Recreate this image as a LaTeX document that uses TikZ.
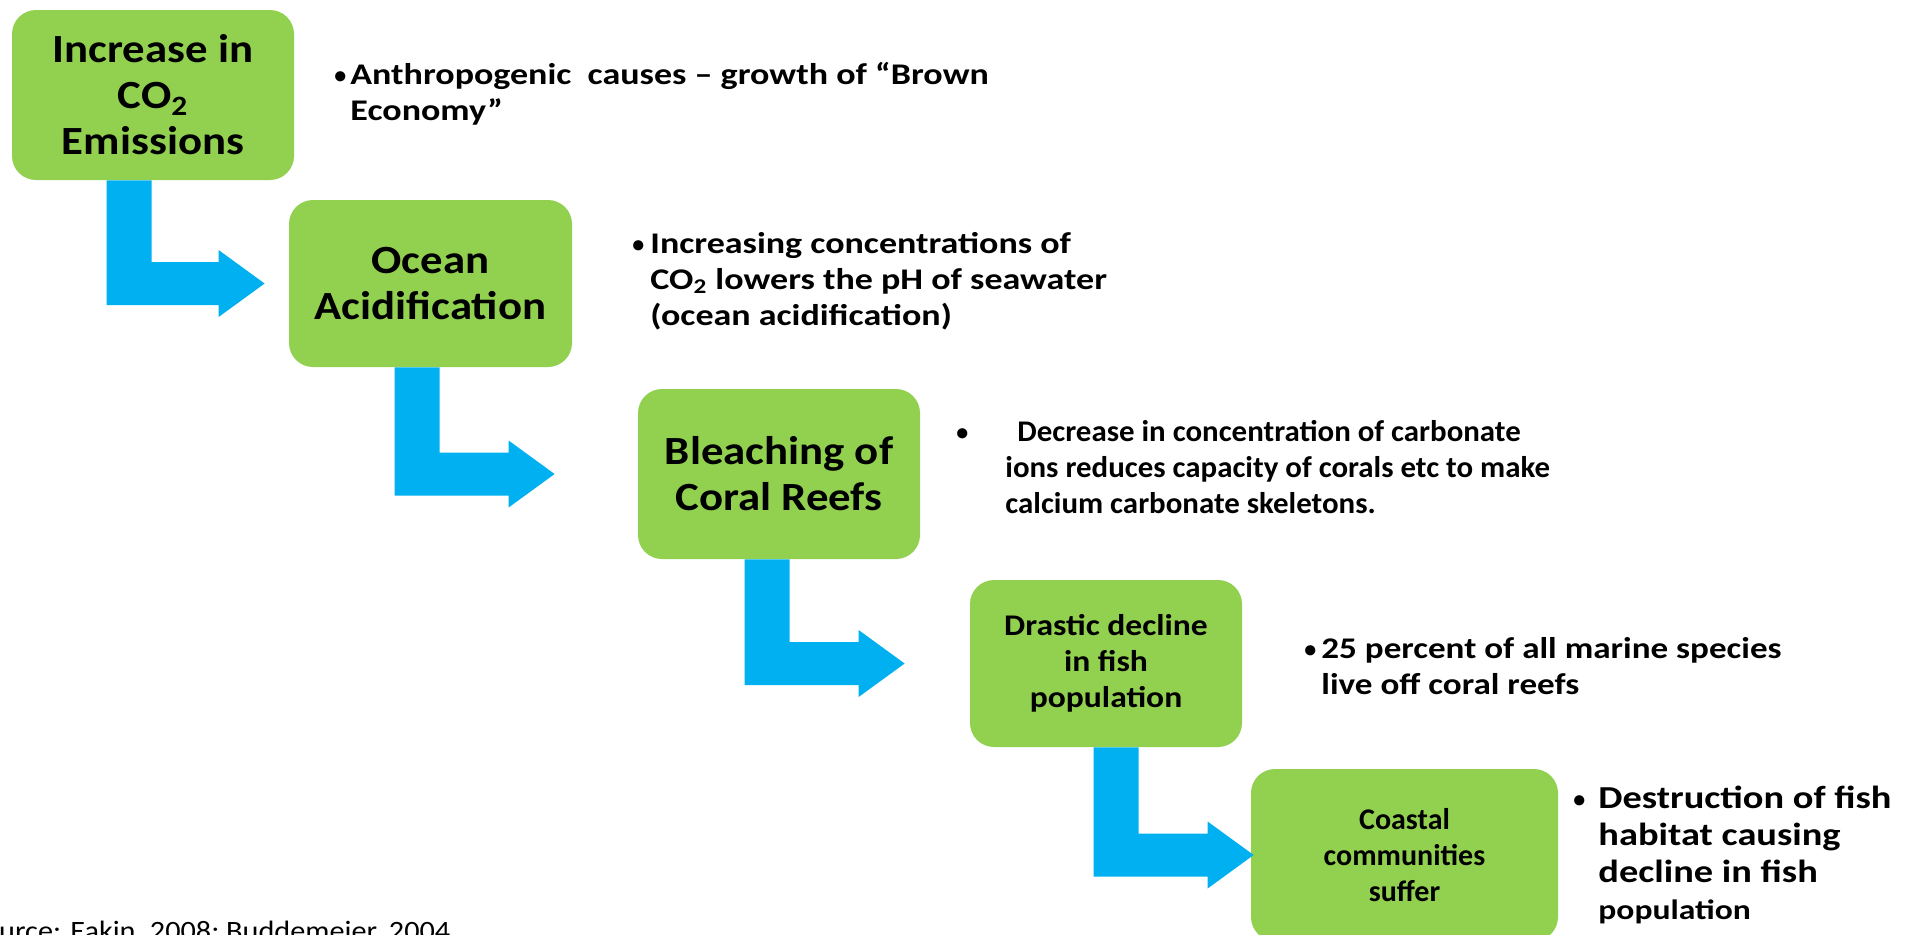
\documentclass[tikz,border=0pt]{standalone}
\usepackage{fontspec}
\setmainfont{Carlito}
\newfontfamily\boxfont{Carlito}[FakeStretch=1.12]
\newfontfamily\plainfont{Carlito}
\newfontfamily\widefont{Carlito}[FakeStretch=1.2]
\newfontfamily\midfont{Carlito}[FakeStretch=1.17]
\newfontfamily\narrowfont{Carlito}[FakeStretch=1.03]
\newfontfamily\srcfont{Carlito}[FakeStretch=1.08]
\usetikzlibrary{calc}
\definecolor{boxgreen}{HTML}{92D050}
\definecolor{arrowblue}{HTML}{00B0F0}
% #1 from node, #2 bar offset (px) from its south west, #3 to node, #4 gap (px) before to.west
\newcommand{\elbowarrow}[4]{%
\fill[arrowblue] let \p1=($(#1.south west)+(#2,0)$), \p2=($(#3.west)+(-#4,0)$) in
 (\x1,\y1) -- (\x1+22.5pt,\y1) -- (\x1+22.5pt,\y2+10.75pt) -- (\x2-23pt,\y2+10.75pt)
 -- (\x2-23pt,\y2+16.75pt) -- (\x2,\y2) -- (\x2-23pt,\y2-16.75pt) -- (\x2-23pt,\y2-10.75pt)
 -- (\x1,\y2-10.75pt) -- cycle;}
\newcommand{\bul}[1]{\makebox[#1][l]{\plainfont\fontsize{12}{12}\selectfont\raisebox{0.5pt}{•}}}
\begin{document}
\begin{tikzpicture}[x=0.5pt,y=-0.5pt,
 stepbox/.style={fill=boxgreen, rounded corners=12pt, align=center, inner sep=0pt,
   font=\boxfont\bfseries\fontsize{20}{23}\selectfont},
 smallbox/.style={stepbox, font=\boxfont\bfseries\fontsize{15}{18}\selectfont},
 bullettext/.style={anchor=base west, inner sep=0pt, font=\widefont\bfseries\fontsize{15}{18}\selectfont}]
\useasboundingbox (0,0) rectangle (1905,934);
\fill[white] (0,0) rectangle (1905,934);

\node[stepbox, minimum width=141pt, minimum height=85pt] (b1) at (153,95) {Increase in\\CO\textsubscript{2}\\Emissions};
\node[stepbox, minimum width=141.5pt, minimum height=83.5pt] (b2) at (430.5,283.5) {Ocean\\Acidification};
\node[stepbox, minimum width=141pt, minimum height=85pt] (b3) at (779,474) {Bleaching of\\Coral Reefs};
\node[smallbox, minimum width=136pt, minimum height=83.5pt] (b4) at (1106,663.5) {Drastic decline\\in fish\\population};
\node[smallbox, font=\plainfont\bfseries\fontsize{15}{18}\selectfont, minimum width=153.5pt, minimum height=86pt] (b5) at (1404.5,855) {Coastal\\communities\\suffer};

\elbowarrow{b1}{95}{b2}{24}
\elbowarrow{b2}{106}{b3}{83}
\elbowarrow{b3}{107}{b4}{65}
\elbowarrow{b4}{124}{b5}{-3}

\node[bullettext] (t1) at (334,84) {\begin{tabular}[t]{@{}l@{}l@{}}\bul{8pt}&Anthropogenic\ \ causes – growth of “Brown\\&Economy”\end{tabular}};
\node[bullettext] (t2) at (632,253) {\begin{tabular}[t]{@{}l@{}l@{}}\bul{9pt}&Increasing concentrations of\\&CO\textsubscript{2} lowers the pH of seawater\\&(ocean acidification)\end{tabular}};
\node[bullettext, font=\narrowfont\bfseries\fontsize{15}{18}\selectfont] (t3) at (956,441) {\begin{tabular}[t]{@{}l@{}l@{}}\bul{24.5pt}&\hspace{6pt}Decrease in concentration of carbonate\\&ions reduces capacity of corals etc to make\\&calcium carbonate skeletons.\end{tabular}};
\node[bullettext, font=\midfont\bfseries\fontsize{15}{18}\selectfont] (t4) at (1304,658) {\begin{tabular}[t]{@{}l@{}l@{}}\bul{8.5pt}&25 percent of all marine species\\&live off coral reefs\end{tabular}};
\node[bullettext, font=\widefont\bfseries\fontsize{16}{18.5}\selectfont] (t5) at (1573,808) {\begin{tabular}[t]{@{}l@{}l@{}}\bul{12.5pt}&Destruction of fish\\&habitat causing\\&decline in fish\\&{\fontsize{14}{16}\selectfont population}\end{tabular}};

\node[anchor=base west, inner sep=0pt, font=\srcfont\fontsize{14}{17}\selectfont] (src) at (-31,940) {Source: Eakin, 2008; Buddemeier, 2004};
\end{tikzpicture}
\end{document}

..........

▶ What needs to be done
Leave out the pictures and output the rest of the material exactly as written.

▶ Solution to this task
Recreate this image as a LaTeX document that uses TikZ.
\documentclass[tikz,border=0pt]{standalone}
\usepackage{fontspec}
\setmainfont{Carlito}
\newfontfamily\boxfont{Carlito}[FakeStretch=1.12]
\newfontfamily\plainfont{Carlito}
\newfontfamily\widefont{Carlito}[FakeStretch=1.2]
\newfontfamily\midfont{Carlito}[FakeStretch=1.17]
\newfontfamily\narrowfont{Carlito}[FakeStretch=1.03]
\newfontfamily\srcfont{Carlito}[FakeStretch=1.08]
\usetikzlibrary{calc}
\definecolor{boxgreen}{HTML}{92D050}
\definecolor{arrowblue}{HTML}{00B0F0}
% #1 from node, #2 bar offset (px) from its south west, #3 to node, #4 gap (px) before to.west
\newcommand{\elbowarrow}[4]{%
\fill[arrowblue] let \p1=($(#1.south west)+(#2,0)$), \p2=($(#3.west)+(-#4,0)$) in
 (\x1,\y1) -- (\x1+22.5pt,\y1) -- (\x1+22.5pt,\y2+10.75pt) -- (\x2-23pt,\y2+10.75pt)
 -- (\x2-23pt,\y2+16.75pt) -- (\x2,\y2) -- (\x2-23pt,\y2-16.75pt) -- (\x2-23pt,\y2-10.75pt)
 -- (\x1,\y2-10.75pt) -- cycle;}
\newcommand{\bul}[1]{\makebox[#1][l]{\plainfont\fontsize{12}{12}\selectfont\raisebox{0.5pt}{•}}}
\begin{document}
\begin{tikzpicture}[x=0.5pt,y=-0.5pt,
 stepbox/.style={fill=boxgreen, rounded corners=12pt, align=center, inner sep=0pt,
   font=\boxfont\bfseries\fontsize{20}{23}\selectfont},
 smallbox/.style={stepbox, font=\boxfont\bfseries\fontsize{15}{18}\selectfont},
 bullettext/.style={anchor=base west, inner sep=0pt, font=\widefont\bfseries\fontsize{15}{18}\selectfont}]
\useasboundingbox (0,0) rectangle (1905,934);
\fill[white] (0,0) rectangle (1905,934);

\node[stepbox, minimum width=141pt, minimum height=85pt] (b1) at (153,95) {Increase in\\CO\textsubscript{2}\\Emissions};
\node[stepbox, minimum width=141.5pt, minimum height=83.5pt] (b2) at (430.5,283.5) {Ocean\\Acidification};
\node[stepbox, minimum width=141pt, minimum height=85pt] (b3) at (779,474) {Bleaching of\\Coral Reefs};
\node[smallbox, minimum width=136pt, minimum height=83.5pt] (b4) at (1106,663.5) {Drastic decline\\in fish\\population};
\node[smallbox, font=\plainfont\bfseries\fontsize{15}{18}\selectfont, minimum width=153.5pt, minimum height=86pt] (b5) at (1404.5,855) {Coastal\\communities\\suffer};

\elbowarrow{b1}{95}{b2}{24}
\elbowarrow{b2}{106}{b3}{83}
\elbowarrow{b3}{107}{b4}{65}
\elbowarrow{b4}{124}{b5}{-3}

\node[bullettext] (t1) at (334,84) {\begin{tabular}[t]{@{}l@{}l@{}}\bul{8pt}&Anthropogenic\ \ causes – growth of “Brown\\&Economy”\end{tabular}};
\node[bullettext] (t2) at (632,253) {\begin{tabular}[t]{@{}l@{}l@{}}\bul{9pt}&Increasing concentrations of\\&CO\textsubscript{2} lowers the pH of seawater\\&(ocean acidification)\end{tabular}};
\node[bullettext, font=\narrowfont\bfseries\fontsize{15}{18}\selectfont] (t3) at (956,441) {\begin{tabular}[t]{@{}l@{}l@{}}\bul{24.5pt}&\hspace{6pt}Decrease in concentration of carbonate\\&ions reduces capacity of corals etc to make\\&calcium carbonate skeletons.\end{tabular}};
\node[bullettext, font=\midfont\bfseries\fontsize{15}{18}\selectfont] (t4) at (1304,658) {\begin{tabular}[t]{@{}l@{}l@{}}\bul{8.5pt}&25 percent of all marine species\\&live off coral reefs\end{tabular}};
\node[bullettext, font=\widefont\bfseries\fontsize{16}{18.5}\selectfont] (t5) at (1573,808) {\begin{tabular}[t]{@{}l@{}l@{}}\bul{12.5pt}&Destruction of fish\\&habitat causing\\&decline in fish\\&{\fontsize{14}{16}\selectfont population}\end{tabular}};

\node[anchor=base west, inner sep=0pt, font=\srcfont\fontsize{14}{17}\selectfont] (src) at (-31,940) {Source: Eakin, 2008; Buddemeier, 2004};
\end{tikzpicture}
\end{document}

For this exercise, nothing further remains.